It was a cold Christmas for NYCHA tenants in East Harlem.
A heat and hot water outage Tuesday at the Jefferson Houses, between 1st and 3rd Aves. and E. 112th and E. 115th Sts. forced residents to stay warm by donning sweaters and clustering around their cooking stoves.
“I’m very cold — very, very cold,” tenant Luz Rosa, 76, said in Spanish.
Outdoor temperatures in the high 30s and low 40s did not stop Rosa from hosting friends and sharing holiday cheer at her home in Building 9, at 327 East 112th St.
“I have to warm up water to wash, to take a bath, to cook,” she said. “I’m always warming up water. I always have my stove on. It’s the only way to get warm.”
NYCHA has struggled since before Thanksgiving to provide heat and hot water for Jefferson tenants.
“It’s been at least three days now with no hot water, no heat,” said Wanda Vasquez, 27, who lives in her mother’s apartment with her two kids, ages seven and eight. “I have to boil water to use it to shower or to use it for anything.”
It seems like there’s no end in sight.
A cardboard sign notifying tenants of a hot water outage supposedly caused by a “pipe busted” was posted in Building 9 on Dec. 1.
“You would think that at least for Christmas they would fix this,” Vasquez said. “But it doesn’t work that way.”
Tenants told the Daily News that Building 9 was the only one of the Jefferson Houses’ 18 buildings experiencing problems on Christmas.
The de Blasio administration has vowed quickly replace or repair any of NYCHA’s busted boilers.
Before Thanksgiving, NYCHA sent repair teams to check on all of its nearly 2,000 boilers at 320 developments across the city. The de Blasio administration has also earmarked millions to make sure tenants are not left in the cold following massive outages last winter.
The city’s efforts were no help to April Washington over the holidays.
After two days without heat and hot water, he says that on Christmas day a NYCHA representative called him to talk about the problem.
“I don’t know why they would just call today,” he said. “It’s Christmas. And it’s already been two days I haven’t had hot water.”
Washington said the NYCHA rep wasn’t able say when the repairs would be complete.
“Man, this is sad,” he said. “My 3-year-old doesn’t really know the difference because this is the norm here. I still tried to make it a good Christmas for her. But it could have been better. When you’re cold it doesn’t have the same feeling because you’re just thinking about being cold.”
Jay McCray, 49, also suffered through the holiday in the cold. “This is a persistent problem,” he said.
The building has other issues, he added.
“The elevator is out, the lights outside on our building are out, the lights in our hallway are out so it’s always dark,” McCray said. “And the water is ice-cold.
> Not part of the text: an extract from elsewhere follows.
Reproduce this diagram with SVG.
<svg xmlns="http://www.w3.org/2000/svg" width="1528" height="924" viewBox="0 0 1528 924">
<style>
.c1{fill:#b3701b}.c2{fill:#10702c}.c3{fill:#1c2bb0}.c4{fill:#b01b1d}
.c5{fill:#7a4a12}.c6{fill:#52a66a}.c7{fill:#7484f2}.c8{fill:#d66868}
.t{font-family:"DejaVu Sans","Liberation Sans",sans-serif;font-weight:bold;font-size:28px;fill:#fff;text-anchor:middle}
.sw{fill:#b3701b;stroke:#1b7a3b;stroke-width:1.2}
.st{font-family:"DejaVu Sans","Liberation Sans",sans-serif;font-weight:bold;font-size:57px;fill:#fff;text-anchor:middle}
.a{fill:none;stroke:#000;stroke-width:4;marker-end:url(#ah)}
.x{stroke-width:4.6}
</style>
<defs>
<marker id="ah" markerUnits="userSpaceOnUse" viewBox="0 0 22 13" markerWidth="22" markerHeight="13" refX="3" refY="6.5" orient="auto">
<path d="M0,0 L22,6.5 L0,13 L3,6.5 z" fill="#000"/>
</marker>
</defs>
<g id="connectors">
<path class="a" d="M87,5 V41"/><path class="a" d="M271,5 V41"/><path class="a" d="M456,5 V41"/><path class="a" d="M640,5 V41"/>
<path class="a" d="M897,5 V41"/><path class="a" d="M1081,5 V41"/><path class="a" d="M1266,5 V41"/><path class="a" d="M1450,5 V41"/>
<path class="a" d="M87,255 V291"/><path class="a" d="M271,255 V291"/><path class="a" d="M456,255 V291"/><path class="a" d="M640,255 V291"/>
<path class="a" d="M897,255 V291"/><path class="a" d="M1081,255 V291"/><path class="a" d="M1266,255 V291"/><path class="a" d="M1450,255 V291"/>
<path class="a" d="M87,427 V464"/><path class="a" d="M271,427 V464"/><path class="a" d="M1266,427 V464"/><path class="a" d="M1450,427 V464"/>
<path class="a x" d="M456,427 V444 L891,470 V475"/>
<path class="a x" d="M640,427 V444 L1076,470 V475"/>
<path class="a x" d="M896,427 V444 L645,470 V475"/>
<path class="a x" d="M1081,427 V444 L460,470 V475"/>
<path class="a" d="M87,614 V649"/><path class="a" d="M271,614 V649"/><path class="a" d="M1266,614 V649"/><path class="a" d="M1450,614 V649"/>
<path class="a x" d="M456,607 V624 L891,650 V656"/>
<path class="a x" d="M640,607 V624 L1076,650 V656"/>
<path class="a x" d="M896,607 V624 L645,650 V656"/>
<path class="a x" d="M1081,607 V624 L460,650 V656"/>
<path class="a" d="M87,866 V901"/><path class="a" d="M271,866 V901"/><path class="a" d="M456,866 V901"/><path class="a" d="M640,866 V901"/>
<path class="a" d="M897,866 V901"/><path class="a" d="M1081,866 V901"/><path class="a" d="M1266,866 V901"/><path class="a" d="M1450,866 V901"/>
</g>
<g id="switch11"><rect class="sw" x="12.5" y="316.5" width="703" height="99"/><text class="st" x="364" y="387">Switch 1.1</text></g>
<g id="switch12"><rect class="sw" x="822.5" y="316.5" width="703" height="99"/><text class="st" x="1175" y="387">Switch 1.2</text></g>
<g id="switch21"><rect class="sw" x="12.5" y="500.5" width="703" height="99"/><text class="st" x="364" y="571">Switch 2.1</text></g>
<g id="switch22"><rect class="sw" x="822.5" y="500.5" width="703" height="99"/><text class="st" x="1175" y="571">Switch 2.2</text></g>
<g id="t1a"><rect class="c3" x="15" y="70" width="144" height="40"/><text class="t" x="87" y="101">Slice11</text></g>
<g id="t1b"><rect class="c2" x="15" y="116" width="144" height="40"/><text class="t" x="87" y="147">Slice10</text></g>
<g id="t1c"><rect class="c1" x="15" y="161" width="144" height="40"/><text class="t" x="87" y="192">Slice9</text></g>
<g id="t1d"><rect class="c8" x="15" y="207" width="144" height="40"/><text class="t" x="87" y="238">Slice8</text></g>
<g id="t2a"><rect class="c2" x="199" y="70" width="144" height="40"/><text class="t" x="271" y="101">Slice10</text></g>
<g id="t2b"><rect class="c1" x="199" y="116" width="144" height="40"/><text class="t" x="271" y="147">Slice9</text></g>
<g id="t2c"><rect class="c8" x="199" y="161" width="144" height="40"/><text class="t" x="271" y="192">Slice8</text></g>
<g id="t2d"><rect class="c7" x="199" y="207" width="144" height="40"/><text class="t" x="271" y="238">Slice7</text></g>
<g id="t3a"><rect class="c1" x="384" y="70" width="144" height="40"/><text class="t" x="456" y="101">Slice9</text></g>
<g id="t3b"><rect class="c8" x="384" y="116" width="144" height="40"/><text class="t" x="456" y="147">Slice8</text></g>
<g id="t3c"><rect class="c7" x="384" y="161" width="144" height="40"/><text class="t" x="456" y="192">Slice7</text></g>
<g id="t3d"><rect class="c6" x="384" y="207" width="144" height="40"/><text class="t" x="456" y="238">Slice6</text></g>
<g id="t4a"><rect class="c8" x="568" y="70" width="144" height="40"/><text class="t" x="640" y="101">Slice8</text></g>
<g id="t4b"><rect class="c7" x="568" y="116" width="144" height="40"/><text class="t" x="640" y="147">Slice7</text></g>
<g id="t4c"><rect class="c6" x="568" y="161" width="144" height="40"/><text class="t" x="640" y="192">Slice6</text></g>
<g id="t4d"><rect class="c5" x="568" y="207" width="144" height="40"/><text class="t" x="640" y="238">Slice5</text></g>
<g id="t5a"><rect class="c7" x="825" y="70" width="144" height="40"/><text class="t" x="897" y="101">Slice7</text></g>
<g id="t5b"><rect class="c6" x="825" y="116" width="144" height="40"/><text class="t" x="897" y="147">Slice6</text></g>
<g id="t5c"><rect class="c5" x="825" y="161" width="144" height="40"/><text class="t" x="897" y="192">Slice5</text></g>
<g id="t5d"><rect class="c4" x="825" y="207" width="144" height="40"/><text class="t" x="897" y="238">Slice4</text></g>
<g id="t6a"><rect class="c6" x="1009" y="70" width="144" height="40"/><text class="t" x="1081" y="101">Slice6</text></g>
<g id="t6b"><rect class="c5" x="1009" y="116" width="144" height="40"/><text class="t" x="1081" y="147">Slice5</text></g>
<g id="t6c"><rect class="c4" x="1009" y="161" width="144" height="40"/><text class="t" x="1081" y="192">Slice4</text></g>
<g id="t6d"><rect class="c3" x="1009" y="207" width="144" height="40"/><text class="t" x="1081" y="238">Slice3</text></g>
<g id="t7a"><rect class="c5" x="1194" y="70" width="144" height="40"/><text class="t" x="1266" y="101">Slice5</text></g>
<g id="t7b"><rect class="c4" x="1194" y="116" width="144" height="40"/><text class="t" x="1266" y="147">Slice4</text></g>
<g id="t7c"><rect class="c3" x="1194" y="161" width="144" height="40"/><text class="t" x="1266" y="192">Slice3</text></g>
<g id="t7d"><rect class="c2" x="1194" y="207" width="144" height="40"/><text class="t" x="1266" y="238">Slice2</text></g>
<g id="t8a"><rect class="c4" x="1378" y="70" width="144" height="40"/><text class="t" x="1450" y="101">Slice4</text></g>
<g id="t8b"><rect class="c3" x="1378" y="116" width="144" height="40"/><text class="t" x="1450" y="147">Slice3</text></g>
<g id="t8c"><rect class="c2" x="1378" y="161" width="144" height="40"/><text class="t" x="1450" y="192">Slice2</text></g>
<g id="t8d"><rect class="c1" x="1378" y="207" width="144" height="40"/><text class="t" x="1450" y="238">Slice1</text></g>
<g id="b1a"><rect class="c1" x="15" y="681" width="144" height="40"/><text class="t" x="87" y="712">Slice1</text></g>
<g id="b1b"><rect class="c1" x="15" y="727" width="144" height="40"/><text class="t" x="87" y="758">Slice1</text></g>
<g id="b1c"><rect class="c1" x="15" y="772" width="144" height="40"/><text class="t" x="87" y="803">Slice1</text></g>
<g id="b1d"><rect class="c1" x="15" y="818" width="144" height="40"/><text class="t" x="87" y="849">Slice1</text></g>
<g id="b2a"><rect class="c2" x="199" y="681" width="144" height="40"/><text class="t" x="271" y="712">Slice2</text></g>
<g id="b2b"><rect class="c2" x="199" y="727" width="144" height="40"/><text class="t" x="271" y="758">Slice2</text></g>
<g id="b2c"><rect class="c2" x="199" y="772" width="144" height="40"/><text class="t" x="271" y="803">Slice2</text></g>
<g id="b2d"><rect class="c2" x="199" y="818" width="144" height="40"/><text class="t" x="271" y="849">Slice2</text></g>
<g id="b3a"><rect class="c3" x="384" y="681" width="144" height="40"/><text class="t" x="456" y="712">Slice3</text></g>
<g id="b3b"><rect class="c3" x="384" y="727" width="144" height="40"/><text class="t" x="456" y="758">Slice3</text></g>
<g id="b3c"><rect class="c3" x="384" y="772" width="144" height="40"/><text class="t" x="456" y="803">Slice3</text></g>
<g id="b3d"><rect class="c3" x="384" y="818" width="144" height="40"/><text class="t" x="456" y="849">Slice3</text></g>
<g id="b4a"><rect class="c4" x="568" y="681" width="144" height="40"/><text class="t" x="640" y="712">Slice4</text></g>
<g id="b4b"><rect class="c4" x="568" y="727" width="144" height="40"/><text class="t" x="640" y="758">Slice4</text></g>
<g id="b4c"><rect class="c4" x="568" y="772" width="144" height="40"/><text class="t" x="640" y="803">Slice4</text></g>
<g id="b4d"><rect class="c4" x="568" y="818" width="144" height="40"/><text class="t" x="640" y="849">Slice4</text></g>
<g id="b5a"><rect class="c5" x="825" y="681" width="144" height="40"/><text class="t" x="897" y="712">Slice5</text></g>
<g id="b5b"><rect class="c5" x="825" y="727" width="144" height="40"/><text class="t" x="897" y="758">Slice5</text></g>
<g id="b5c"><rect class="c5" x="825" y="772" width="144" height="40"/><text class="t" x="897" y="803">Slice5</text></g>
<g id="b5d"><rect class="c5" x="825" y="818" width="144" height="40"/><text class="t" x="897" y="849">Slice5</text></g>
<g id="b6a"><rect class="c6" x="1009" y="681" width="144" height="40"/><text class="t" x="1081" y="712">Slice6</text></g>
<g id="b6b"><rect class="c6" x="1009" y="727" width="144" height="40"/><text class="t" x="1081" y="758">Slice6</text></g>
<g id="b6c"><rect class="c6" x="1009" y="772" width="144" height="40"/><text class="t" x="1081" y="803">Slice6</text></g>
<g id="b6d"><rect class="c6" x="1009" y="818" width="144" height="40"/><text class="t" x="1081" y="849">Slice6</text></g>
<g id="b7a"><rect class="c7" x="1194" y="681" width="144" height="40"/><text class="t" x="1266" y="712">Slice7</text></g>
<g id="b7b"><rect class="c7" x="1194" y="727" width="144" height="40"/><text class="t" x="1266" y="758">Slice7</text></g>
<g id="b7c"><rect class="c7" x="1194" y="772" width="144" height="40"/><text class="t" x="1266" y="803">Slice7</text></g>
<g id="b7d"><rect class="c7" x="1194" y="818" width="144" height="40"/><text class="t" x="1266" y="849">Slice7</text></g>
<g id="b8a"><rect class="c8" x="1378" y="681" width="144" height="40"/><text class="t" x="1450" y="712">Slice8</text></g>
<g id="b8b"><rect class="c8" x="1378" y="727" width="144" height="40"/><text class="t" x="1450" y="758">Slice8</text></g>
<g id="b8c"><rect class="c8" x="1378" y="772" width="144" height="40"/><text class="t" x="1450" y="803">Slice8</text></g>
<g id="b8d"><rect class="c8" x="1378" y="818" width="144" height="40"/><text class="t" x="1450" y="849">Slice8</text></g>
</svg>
We had a pipe burst in our building because it was so cold and it flooded my apartment. I have water damage in my bedroom, kitchen and living room.”
But he says NYCHA ought to do better with the heat and hot water.
“They know that over the holidays people living here are going to have family and friends over but they still don’t make repairs,” McCray said. “If we pay rent diligently, why can’t they come over to fix this?”